STATE_DIRECTORY=/usr/share/elastic-agent/state
DATA_DIRECTORY=${STATE_DIRECTORY}/data

HASH_FILE=${STATE_DIRECTORY}/.env-hash
HASH_TARGET="$(printf "%s\0%s" "${FLEET_URL?}" "${FLEET_ENROLLMENT_TOKEN?}" | sha256sum -)"

prune_state() {
  find "${STATE_DIRECTORY}" -path "${DATA_DIRECTORY}" -prune -o -type f -print0 |
    xargs -0 --no-run-if-empty rm -v
}

save_hash() {
  echo "Save target hash into $HASH_FILE."
  printf "%s" "$HASH_TARGET" >"$HASH_FILE"
}

if [ -f "$HASH_FILE" ]; then
  echo "Existing hash found, comparing..."
  # cmp saved hash to target value
  HASH_CURRENT="$(cat "$HASH_FILE")"
  if [ "$HASH_TARGET" = "$HASH_CURRENT" ]; then
    echo "Not change detected, no cleanup required."
  else
    echo "Existing hash do not match target hash.

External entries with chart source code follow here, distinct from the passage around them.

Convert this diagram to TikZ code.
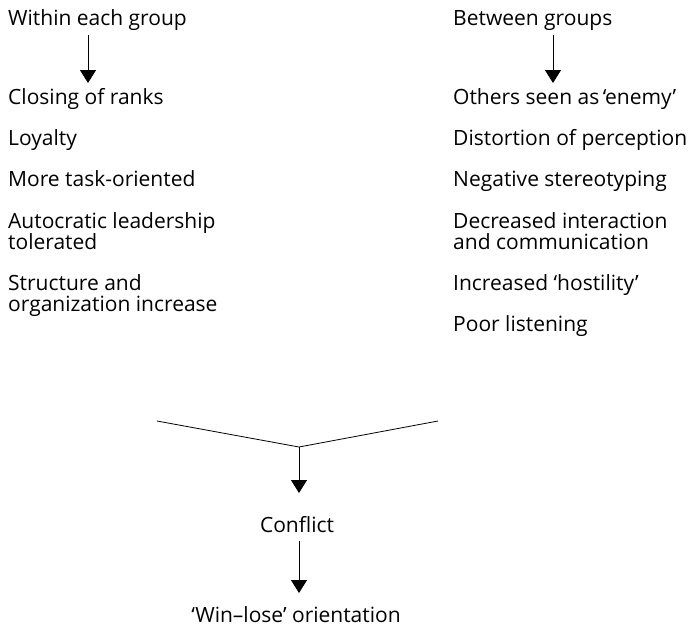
\documentclass[tikz,border=0pt]{standalone}
\usepackage{fontspec}
\setmainfont{Open Sans}
\usetikzlibrary{arrows.meta}
\tikzset{
  lbl/.style={inner sep=0pt, anchor=base west, font=\fontsize{21}{21}\selectfont, align=left},
  ctr/.style={inner sep=0pt, anchor=base, font=\fontsize{21}{21}\selectfont},
  arr/.style={line width=0.8pt, -{Triangle[width=16pt,length=13pt]}},
  ln/.style={line width=0.8pt}
}
\begin{document}
\begin{tikzpicture}[x=1pt,y=-1pt]
\useasboundingbox (0,0) rectangle (696,627);
% left column (two-line labels are placed by the baseline of their last line)
\node[lbl] (within) at (8,25) {Within each group};
\node[lbl] (closing) at (8,104) {Closing of ranks};
\node[lbl] (loyalty) at (8,145) {Loyalty};
\node[lbl] (task) at (8,186) {More task-oriented};
\node[lbl] (auto) at (8,249) {Autocratic leadership\\tolerated};
\node[lbl] (struct) at (8,311) {Structure and\\organization increase};
% right column
\node[lbl] (between) at (453,25) {Between groups};
\node[lbl] (enemy) at (453,104) {Others seen as\,‘enemy’};
\node[lbl] (distort) at (453,145) {Distortion of perception};
\node[lbl] (stereo) at (453,186) {Negative stereotyping};
\node[lbl] (decr) at (453,249) {Decreased interaction\\and communication};
\node[lbl] (host) at (453,290) {Increased ‘hostility’};
\node[lbl] (listen) at (453,331) {Poor listening};
% bottom
\node[ctr] (conflict) at (297,532) {Conflict};
\node[ctr] (winlose) at (296,622) {‘Win–lose’ orientation};
% connectors
\coordinate (la) at (88,0);
\coordinate (ra) at (553,0);
\draw[arr] (la |- 0,35) -- (la |- 0,83);
\draw[arr] (ra |- 0,35) -- (ra |- 0,83);
\coordinate (lend) at (157,421);
\coordinate (rend) at (438,421);
\coordinate (join) at (299,447);
\draw[ln] (lend) -- (join) -- (rend);
\draw[arr] (join) -- (join |- 0,493);
\draw[arr] (join |- 0,541) -- (join |- 0,593);
\end{tikzpicture}
\end{document}
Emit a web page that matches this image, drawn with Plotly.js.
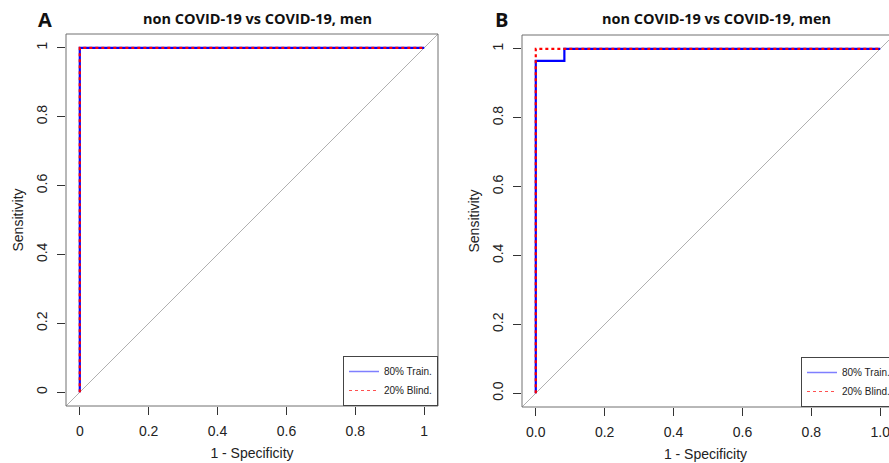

Pruning files without data dir..."
    prune_state
    save_hash
  fi
else
  save_hash
fi
mgaruccio commented 1 month ago

Just a note here that the issue also impacts attempting to change the target elastic cluster, not just token changes. with the added wrinkle there that the agent will take control of the state directory and disallow deleting it so you're stuck unless you create an init container to clear the state.